Self-Portrait as Saint Catherine of Alexandria is a 1615–1617 painting by the Italian Baroque artist Artemisia Gentileschi, showing the artist in the guise of Catherine of Alexandria. It is now in the collection of the National Gallery, London, which purchased it in 2018 for £3.6 million, including about £2.7 million from its American Friends group. It was painted during Gentileschi's time in Florence, and is similar to her Saint Catherine of Alexandria, now in the Uffizi Gallery. It is one of several paintings of female martyrs by Gentileschi that she made after her famous 1612 rape trial, in which her fingers were crushed to force her to tell the truth.

Provenance

The original owner of Gentileschi's Self-Portrait as Saint Catherine is unknown, and nothing is recorded of its whereabouts until the early 1940s when the painting was bequeathed by Charles Marie Boudeville to his son. The painting remained in the Boudeville private collection until it was sold at Hôtel Drouot in Paris on 19 December 2017 for €2.4m.

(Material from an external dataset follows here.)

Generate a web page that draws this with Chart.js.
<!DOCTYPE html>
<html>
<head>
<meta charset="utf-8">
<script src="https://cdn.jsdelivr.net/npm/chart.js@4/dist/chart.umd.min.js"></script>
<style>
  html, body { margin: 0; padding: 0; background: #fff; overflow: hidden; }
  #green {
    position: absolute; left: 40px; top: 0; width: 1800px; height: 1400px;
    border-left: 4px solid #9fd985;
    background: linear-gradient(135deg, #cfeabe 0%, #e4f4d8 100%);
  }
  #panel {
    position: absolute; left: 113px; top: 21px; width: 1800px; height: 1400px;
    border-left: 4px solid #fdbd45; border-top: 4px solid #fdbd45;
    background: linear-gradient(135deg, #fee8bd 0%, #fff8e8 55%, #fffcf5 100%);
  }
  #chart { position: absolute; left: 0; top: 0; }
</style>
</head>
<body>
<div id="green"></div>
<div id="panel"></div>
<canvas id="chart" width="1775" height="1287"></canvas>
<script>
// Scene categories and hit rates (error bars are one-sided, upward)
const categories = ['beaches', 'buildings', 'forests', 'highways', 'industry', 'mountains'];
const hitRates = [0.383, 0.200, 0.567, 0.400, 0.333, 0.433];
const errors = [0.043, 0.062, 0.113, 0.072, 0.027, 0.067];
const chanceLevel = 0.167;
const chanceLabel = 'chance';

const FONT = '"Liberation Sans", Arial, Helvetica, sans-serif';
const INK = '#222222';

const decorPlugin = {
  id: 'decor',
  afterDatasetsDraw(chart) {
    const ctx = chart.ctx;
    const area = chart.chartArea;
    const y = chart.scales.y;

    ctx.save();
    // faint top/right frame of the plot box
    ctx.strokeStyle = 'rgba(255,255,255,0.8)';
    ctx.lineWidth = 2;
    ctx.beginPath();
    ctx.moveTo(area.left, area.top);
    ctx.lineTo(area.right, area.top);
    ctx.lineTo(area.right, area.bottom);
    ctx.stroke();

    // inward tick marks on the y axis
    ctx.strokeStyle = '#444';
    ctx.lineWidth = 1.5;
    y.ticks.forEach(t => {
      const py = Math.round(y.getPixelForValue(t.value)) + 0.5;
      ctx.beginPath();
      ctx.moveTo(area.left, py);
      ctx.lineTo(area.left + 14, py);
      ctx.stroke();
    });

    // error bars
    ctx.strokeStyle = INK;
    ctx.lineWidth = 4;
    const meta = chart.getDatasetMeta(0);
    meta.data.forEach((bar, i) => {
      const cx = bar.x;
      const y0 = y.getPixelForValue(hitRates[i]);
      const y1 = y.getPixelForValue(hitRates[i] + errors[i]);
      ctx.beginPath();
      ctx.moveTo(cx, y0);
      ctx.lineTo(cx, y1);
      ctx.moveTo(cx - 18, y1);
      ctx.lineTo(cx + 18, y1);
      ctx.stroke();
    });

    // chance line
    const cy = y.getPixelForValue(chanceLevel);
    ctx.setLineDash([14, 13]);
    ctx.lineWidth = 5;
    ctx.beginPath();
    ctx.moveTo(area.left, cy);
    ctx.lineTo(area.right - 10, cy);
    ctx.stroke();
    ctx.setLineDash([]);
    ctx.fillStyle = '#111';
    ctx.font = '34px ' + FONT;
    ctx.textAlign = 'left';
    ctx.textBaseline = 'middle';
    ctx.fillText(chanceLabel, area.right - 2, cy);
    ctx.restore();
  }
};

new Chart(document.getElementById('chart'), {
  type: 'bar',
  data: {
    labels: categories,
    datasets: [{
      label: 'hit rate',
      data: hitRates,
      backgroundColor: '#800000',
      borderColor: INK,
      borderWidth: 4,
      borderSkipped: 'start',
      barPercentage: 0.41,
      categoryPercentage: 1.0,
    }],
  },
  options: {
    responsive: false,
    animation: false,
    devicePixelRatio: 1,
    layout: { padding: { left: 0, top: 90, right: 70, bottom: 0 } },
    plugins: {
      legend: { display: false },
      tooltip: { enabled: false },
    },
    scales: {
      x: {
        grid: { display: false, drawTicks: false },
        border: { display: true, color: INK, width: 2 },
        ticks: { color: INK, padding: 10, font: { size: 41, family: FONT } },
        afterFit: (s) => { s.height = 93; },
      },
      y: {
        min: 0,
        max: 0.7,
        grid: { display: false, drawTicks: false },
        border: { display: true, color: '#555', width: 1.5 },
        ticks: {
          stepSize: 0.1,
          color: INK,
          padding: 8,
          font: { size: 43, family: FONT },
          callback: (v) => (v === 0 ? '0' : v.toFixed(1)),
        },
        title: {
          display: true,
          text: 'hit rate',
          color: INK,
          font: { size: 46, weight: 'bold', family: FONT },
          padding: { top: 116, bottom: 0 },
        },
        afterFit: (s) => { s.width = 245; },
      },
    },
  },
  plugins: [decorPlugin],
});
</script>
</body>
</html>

The €1.9m hammer price was well above the original estimate of €300,000-€400,000. It was purchased by London-based dealers Marco Voena and Fabrizio Moretti, and surpassed the 2014 Gentileschi record price record for her Mary Magdalene in Ecstasy. In July 2018, the National Gallery in London announced that it had purchased the painting from the dealers for £3.6 million. It is the first painting by a woman artist acquired by the National Gallery since 1991, when five paintings by Paula Rego were donated to the museum.